Instructions to follow: Restate all the material verbatim, except for the pictures.

Stored data:
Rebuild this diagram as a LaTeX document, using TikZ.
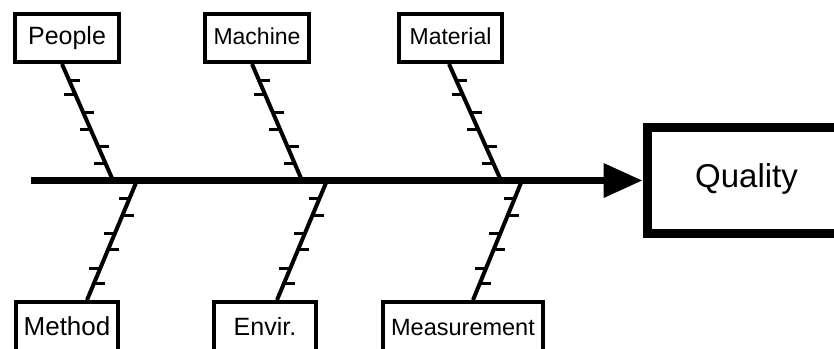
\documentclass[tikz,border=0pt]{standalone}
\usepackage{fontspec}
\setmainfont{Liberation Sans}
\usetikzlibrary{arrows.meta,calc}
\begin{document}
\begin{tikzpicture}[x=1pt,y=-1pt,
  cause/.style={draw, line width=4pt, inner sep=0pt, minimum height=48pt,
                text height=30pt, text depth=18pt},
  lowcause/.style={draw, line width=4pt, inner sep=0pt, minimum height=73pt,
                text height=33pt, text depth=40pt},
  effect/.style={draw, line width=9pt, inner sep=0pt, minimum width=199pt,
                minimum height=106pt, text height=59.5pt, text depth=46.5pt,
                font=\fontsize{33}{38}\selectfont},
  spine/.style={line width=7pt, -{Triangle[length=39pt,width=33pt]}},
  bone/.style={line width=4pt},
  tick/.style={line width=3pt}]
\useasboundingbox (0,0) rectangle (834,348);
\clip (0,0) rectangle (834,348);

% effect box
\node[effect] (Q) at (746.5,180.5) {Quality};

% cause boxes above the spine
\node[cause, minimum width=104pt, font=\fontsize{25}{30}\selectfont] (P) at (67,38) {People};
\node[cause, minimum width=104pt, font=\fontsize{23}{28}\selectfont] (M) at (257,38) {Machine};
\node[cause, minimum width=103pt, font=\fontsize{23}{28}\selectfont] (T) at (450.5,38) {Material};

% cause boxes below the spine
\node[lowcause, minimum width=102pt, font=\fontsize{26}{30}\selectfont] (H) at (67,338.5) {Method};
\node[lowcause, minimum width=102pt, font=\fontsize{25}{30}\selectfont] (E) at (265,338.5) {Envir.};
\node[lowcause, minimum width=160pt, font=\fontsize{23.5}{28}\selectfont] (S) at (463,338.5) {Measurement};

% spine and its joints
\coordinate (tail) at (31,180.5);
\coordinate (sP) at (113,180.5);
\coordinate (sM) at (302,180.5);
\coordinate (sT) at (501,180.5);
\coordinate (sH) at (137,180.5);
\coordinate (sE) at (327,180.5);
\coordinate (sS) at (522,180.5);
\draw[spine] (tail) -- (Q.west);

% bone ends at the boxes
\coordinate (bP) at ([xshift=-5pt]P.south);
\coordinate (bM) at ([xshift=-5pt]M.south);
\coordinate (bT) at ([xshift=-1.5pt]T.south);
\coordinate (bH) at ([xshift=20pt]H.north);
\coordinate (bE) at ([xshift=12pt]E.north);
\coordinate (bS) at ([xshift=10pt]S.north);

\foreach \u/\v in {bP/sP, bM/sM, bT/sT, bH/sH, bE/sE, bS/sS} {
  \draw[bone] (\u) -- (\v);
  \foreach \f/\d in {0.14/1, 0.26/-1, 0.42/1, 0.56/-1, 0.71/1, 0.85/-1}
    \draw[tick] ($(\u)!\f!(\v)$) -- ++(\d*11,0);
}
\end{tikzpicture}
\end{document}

Task answer:
Rebuild this diagram as a LaTeX document, using TikZ.
\documentclass[tikz,border=0pt]{standalone}
\usepackage{fontspec}
\setmainfont{Liberation Sans}
\usetikzlibrary{arrows.meta,calc}
\begin{document}
\begin{tikzpicture}[x=1pt,y=-1pt,
  cause/.style={draw, line width=4pt, inner sep=0pt, minimum height=48pt,
                text height=30pt, text depth=18pt},
  lowcause/.style={draw, line width=4pt, inner sep=0pt, minimum height=73pt,
                text height=33pt, text depth=40pt},
  effect/.style={draw, line width=9pt, inner sep=0pt, minimum width=199pt,
                minimum height=106pt, text height=59.5pt, text depth=46.5pt,
                font=\fontsize{33}{38}\selectfont},
  spine/.style={line width=7pt, -{Triangle[length=39pt,width=33pt]}},
  bone/.style={line width=4pt},
  tick/.style={line width=3pt}]
\useasboundingbox (0,0) rectangle (834,348);
\clip (0,0) rectangle (834,348);

% effect box
\node[effect] (Q) at (746.5,180.5) {Quality};

% cause boxes above the spine
\node[cause, minimum width=104pt, font=\fontsize{25}{30}\selectfont] (P) at (67,38) {People};
\node[cause, minimum width=104pt, font=\fontsize{23}{28}\selectfont] (M) at (257,38) {Machine};
\node[cause, minimum width=103pt, font=\fontsize{23}{28}\selectfont] (T) at (450.5,38) {Material};

% cause boxes below the spine
\node[lowcause, minimum width=102pt, font=\fontsize{26}{30}\selectfont] (H) at (67,338.5) {Method};
\node[lowcause, minimum width=102pt, font=\fontsize{25}{30}\selectfont] (E) at (265,338.5) {Envir.};
\node[lowcause, minimum width=160pt, font=\fontsize{23.5}{28}\selectfont] (S) at (463,338.5) {Measurement};

% spine and its joints
\coordinate (tail) at (31,180.5);
\coordinate (sP) at (113,180.5);
\coordinate (sM) at (302,180.5);
\coordinate (sT) at (501,180.5);
\coordinate (sH) at (137,180.5);
\coordinate (sE) at (327,180.5);
\coordinate (sS) at (522,180.5);
\draw[spine] (tail) -- (Q.west);

% bone ends at the boxes
\coordinate (bP) at ([xshift=-5pt]P.south);
\coordinate (bM) at ([xshift=-5pt]M.south);
\coordinate (bT) at ([xshift=-1.5pt]T.south);
\coordinate (bH) at ([xshift=20pt]H.north);
\coordinate (bE) at ([xshift=12pt]E.north);
\coordinate (bS) at ([xshift=10pt]S.north);

\foreach \u/\v in {bP/sP, bM/sM, bT/sT, bH/sH, bE/sE, bS/sS} {
  \draw[bone] (\u) -- (\v);
  \foreach \f/\d in {0.14/1, 0.26/-1, 0.42/1, 0.56/-1, 0.71/1, 0.85/-1}
    \draw[tick] ($(\u)!\f!(\v)$) -- ++(\d*11,0);
}
\end{tikzpicture}
\end{document}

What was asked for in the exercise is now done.